Before Lightforge built anything for other people to use, it built small tools for itself — the unglamorous internal software a company runs on. We did not set out to learn anything general from it. We did anyway.

The cost we felt firsthand

A manual step that takes twenty minutes does not feel expensive on any given Tuesday. Run daily, it quietly becomes a part-time job nobody was hired for — and a steady source of small errors that surface at the worst possible moment. We know because we lived it before we fixed it.

The reason rough internal tools survive is rarely difficulty. It is that they never clear the priority bar against the work that ships. They are important but never urgent — until they are.

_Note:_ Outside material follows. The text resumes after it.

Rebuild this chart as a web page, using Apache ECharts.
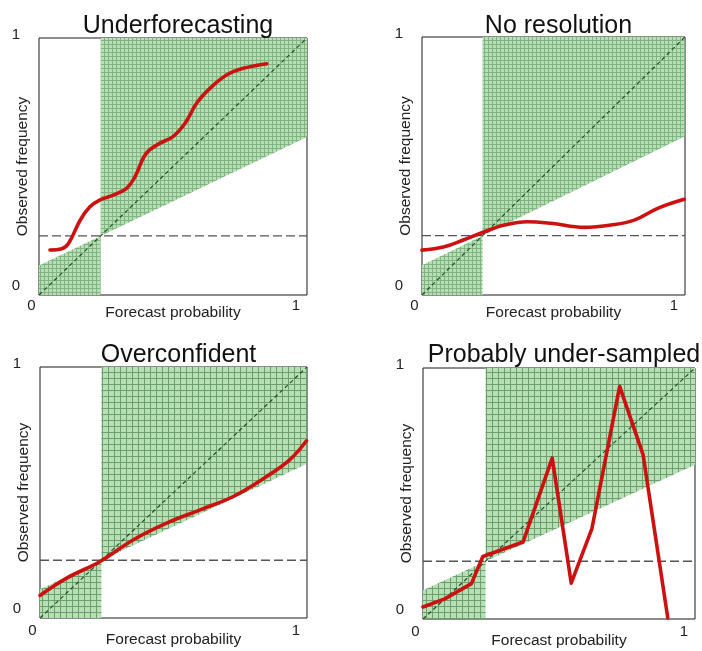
<!DOCTYPE html>
<html>
<head>
<meta charset="utf-8">
<script src="https://cdn.jsdelivr.net/npm/echarts@6/dist/echarts.min.js"></script>
<style>
  html, body { margin: 0; padding: 0; background: #fff; }
  #chart { width: 702px; height: 651px; }
</style>
</head>
<body>
<div id="chart"></div>
<script>
// Reliability diagrams: four typical shapes of a forecast calibration curve.
const panelTitles = ['Underforecasting', 'No resolution', 'Overconfident', 'Probably under-sampled'];
const climatology = [0.23, 0.23, 0.23, 0.23];
const tickValues = [0, 1];
const xAxisName = 'Forecast probability';
const yAxisName = 'Observed frequency';

// Reliability curves: [forecast probability, observed frequency]
const underforecastingCurve = [
  [0.041, 0.175], [0.085, 0.18], [0.11, 0.20], [0.153, 0.29], [0.19, 0.343],
  [0.228, 0.37], [0.277, 0.389], [0.327, 0.415], [0.358, 0.46], [0.40, 0.551],
  [0.45, 0.59], [0.50, 0.616], [0.545, 0.668], [0.588, 0.746], [0.638, 0.804],
  [0.70, 0.856], [0.762, 0.882], [0.85, 0.90]
];
const noResolutionCurve = [
  [0.0, 0.174], [0.085, 0.187], [0.157, 0.213], [0.237, 0.245], [0.313, 0.271],
  [0.40, 0.284], [0.49, 0.278], [0.617, 0.262], [0.719, 0.271], [0.807, 0.29],
  [0.896, 0.336], [0.997, 0.371]
];
const overconfidentCurve = [
  [0.0, 0.09], [0.1, 0.159], [0.225, 0.225], [0.35, 0.312], [0.474, 0.378],
  [0.6, 0.431], [0.724, 0.484], [0.849, 0.564], [0.936, 0.631], [0.998, 0.706]
];
const undersampledCurve = [
  [0.0, 0.048], [0.08, 0.08], [0.178, 0.141], [0.22, 0.249], [0.368, 0.307],
  [0.475, 0.641], [0.545, 0.143], [0.621, 0.36], [0.723, 0.927], [0.809, 0.655],
  [0.90, 0.004]
];
const curves = [underforecastingCurve, noResolutionCurve, overconfidentCurve, undersampledCurve];
const smoothCurve = [true, true, true, false];

const FONT = "'Liberation Sans', Arial, Helvetica, sans-serif";

const grids = [
  { left: 39, top: 38, width: 268, height: 257 },
  { left: 422, top: 37, width: 263, height: 258 },
  { left: 40, top: 367, width: 267, height: 251 },
  { left: 423, top: 368, width: 272, height: 251 }
];
const hatchCell = [4, 4, 6, 6];

// Light green fill crossed by a fine darker grid
function hatchPattern(cell) {
  const cv = document.createElement('canvas');
  cv.width = cell; cv.height = cell;
  const ctx = cv.getContext('2d');
  ctx.fillStyle = '#b6dfb6';
  ctx.fillRect(0, 0, cell, cell);
  ctx.fillStyle = cell > 4 ? '#6c9f6c' : '#80b480';
  ctx.fillRect(0, 0, cell, 1);
  ctx.fillRect(0, 0, 1, cell);
  return { image: cv, repeat: 'repeat' };
}

const option = {
  animation: false,
  backgroundColor: '#ffffff',
  title: [],
  grid: [],
  xAxis: [],
  yAxis: [],
  series: []
};

grids.forEach((g, i) => {
  option.grid.push(Object.assign({
    show: true, borderColor: '#1a1a1a', borderWidth: 1, backgroundColor: 'transparent',
    containLabel: false, outerBoundsMode: 'none'
  }, g));

  option.title.push({
    text: panelTitles[i],
    left: g.left + g.width / 2,
    textAlign: 'center',
    top: i < 2 ? 9 : 338,
    textStyle: { fontFamily: FONT, fontSize: 25, fontWeight: 'normal', color: '#111' }
  });

  option.xAxis.push({
    gridIndex: i, type: 'value', min: 0, max: 1, interval: 1,
    name: xAxisName, nameLocation: 'middle', nameGap: i < 2 ? 10 : 14, nameMoveOverlap: false,
    nameTextStyle: { fontFamily: FONT, fontSize: 15.5, color: '#222' },
    axisLine: { show: false }, axisTick: { show: false }, splitLine: { show: false },
    axisLabel: {
      margin: i < 2 ? 3 : 5,
      formatter: v => (v === tickValues[0] ? '{a|' + v + '}' : '{b|' + v + '}'),
      rich: {
        a: { fontFamily: FONT, fontSize: 15, color: '#222', padding: [0, 15, 0, 0] },
        b: { fontFamily: FONT, fontSize: 15, color: '#222', padding: [0, 22, 0, 0] }
      }
    }
  });

  option.yAxis.push({
    gridIndex: i, type: 'value', min: 0, max: 1, interval: 1,
    name: yAxisName, nameLocation: 'middle', nameGap: 8, nameMoveOverlap: false,
    nameTextStyle: { fontFamily: FONT, fontSize: 15.5, color: '#222' },
    axisLine: { show: false }, axisTick: { show: false }, splitLine: { show: false },
    axisLabel: {
      margin: 19,
      formatter: v => (v === tickValues[0] ? '{a|' + v + '}' : '{b|' + v + '}'),
      rich: {
        a: { fontFamily: FONT, fontSize: 15, color: '#222', padding: [0, 0, 18, 0] },
        b: { fontFamily: FONT, fontSize: 15, color: '#222', padding: [0, 0, 7, 0] }
      }
    }
  });

  const c = climatology[i];
  const fill = hatchPattern(hatchCell[i]);

  // Skill region: above the no-skill line right of climatology, below it on the left
  option.series.push({
    type: 'custom', xAxisIndex: i, yAxisIndex: i, silent: true, z: 1,
    data: [[c]],
    renderItem: (params, api) => {
      const cl = api.value(0);
      const upper = [[cl, cl], [1, (1 + cl) / 2], [1, 1], [cl, 1]].map(p => api.coord(p));
      const lower = [[0, 0], [0, cl / 2], [cl, cl], [cl, 0]].map(p => api.coord(p));
      return {
        type: 'group',
        children: [
          { type: 'polygon', shape: { points: upper }, style: { fill: fill } },
          { type: 'polygon', shape: { points: lower }, style: { fill: fill } }
        ]
      };
    }
  });

  // Perfect reliability diagonal
  option.series.push({
    type: 'line', xAxisIndex: i, yAxisIndex: i, silent: true, z: 3,
    data: [[0, 0], [1, 1]], symbol: 'none',
    lineStyle: { color: '#254d25', width: 1.2, type: [4, 3] }
  });

  // Climatological frequency
  option.series.push({
    type: 'line', xAxisIndex: i, yAxisIndex: i, silent: true, z: 3,
    data: [[0, c], [1, c]], symbol: 'none',
    lineStyle: { color: '#555', width: 1.3, type: [9, 4] }
  });

  // Reliability curve
  option.series.push({
    type: 'line', xAxisIndex: i, yAxisIndex: i, silent: true, z: 5,
    data: curves[i], symbol: 'none', smooth: smoothCurve[i] ? 0.4 : false,
    lineStyle: { color: '#cc1111', width: 3.6, cap: 'round', join: 'round' }
  });
});

const chart = echarts.init(document.getElementById('chart'), null, { renderer: 'canvas' });
chart.setOption(option);
</script>
</body>
</html>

What it taught us about products

Building for ourselves removed every excuse. There was no client to blame for a vague brief and no one else to absorb a clumsy workflow. The tool was either good enough to reach for every day or it was not, and we were the ones who felt the difference. That question — would we actually use this? — is the one we now hold our products to.

  1. Find the friction you complain about by name.
  2. Automate the boring middle; keep the judgment with a person.
  3. Make it observable, so trust is earned rather than assumed.

Better internal tools rarely make a headline. They just give a small team back its afternoons — and they taught us how we want to build everything else.